[INSTRUCTIONS FOR THE TASK]: Give the count of lines that include the string "this". Add nothing to it.

[RECORDS FOR THE TASK]:

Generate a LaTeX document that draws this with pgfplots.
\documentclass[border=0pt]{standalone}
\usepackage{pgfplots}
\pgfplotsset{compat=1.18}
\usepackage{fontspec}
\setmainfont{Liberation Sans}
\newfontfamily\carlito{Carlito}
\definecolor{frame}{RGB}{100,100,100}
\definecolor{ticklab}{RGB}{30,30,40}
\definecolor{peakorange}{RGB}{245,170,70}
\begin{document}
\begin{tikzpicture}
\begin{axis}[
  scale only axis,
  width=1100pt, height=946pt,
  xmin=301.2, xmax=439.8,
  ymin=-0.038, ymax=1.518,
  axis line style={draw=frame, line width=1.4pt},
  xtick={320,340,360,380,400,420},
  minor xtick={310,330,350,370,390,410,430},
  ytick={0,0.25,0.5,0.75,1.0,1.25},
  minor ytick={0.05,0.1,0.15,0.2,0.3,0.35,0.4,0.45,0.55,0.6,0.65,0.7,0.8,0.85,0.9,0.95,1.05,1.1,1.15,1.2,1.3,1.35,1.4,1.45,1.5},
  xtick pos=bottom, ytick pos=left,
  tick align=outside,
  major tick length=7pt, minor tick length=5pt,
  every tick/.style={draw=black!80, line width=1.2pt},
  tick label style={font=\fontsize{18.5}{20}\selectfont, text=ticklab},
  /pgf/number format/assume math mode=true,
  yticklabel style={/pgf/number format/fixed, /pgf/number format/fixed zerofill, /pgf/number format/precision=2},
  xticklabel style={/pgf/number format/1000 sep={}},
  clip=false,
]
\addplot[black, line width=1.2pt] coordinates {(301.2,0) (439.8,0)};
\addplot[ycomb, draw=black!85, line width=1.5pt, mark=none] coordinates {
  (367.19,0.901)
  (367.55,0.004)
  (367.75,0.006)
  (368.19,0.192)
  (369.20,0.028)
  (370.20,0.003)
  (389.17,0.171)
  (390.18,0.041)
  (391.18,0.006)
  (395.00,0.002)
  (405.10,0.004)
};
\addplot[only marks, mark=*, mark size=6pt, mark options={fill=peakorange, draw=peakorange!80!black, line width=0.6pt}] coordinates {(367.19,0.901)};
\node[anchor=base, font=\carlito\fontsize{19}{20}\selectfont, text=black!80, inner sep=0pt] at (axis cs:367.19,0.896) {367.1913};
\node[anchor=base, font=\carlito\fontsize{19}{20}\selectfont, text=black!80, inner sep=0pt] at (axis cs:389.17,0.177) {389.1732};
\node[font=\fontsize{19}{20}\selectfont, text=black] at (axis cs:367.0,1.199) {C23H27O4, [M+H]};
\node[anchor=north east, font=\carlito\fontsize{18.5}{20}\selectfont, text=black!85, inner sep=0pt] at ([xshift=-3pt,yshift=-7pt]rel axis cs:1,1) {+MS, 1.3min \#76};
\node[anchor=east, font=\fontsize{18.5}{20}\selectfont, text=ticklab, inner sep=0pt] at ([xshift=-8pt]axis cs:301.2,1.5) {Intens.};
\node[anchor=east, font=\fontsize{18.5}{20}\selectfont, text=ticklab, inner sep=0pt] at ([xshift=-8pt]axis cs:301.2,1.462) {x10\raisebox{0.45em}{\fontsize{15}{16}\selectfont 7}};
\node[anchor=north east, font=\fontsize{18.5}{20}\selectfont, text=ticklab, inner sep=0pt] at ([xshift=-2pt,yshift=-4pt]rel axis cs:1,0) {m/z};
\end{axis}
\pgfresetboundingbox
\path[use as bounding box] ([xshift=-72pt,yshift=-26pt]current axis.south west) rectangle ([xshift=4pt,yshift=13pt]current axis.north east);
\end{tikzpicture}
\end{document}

==

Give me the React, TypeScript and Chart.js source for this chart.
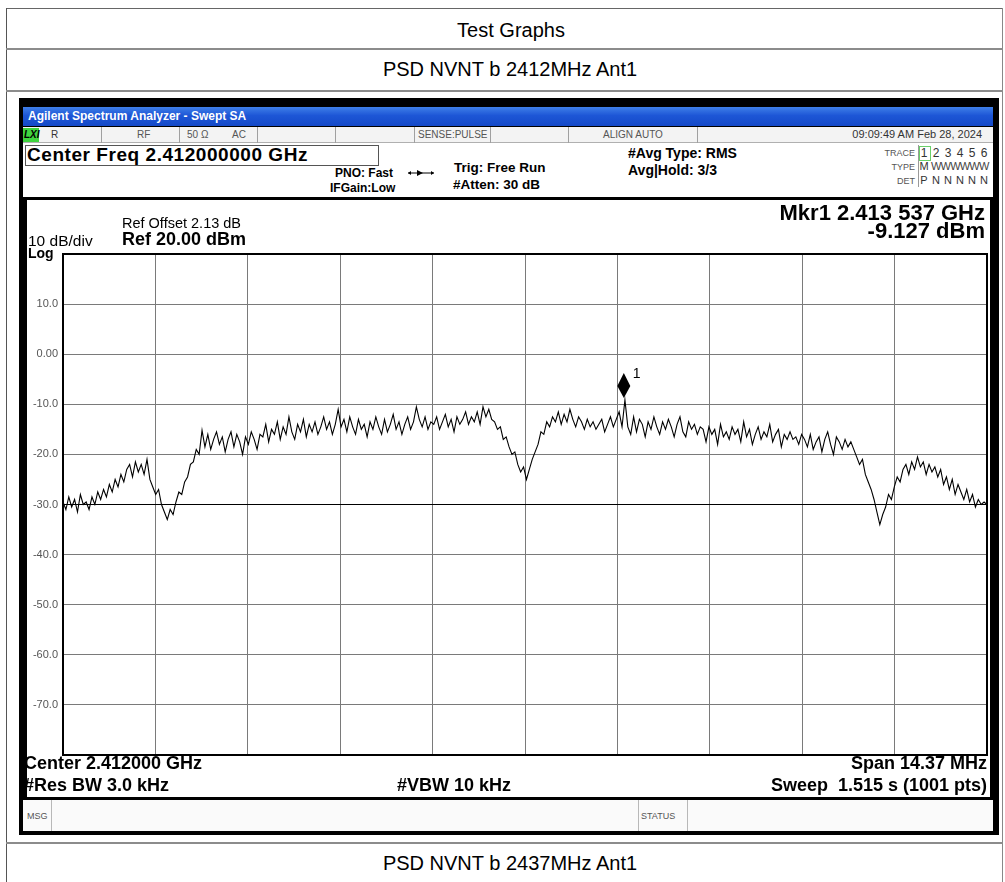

[TASK RESPONSE]: 2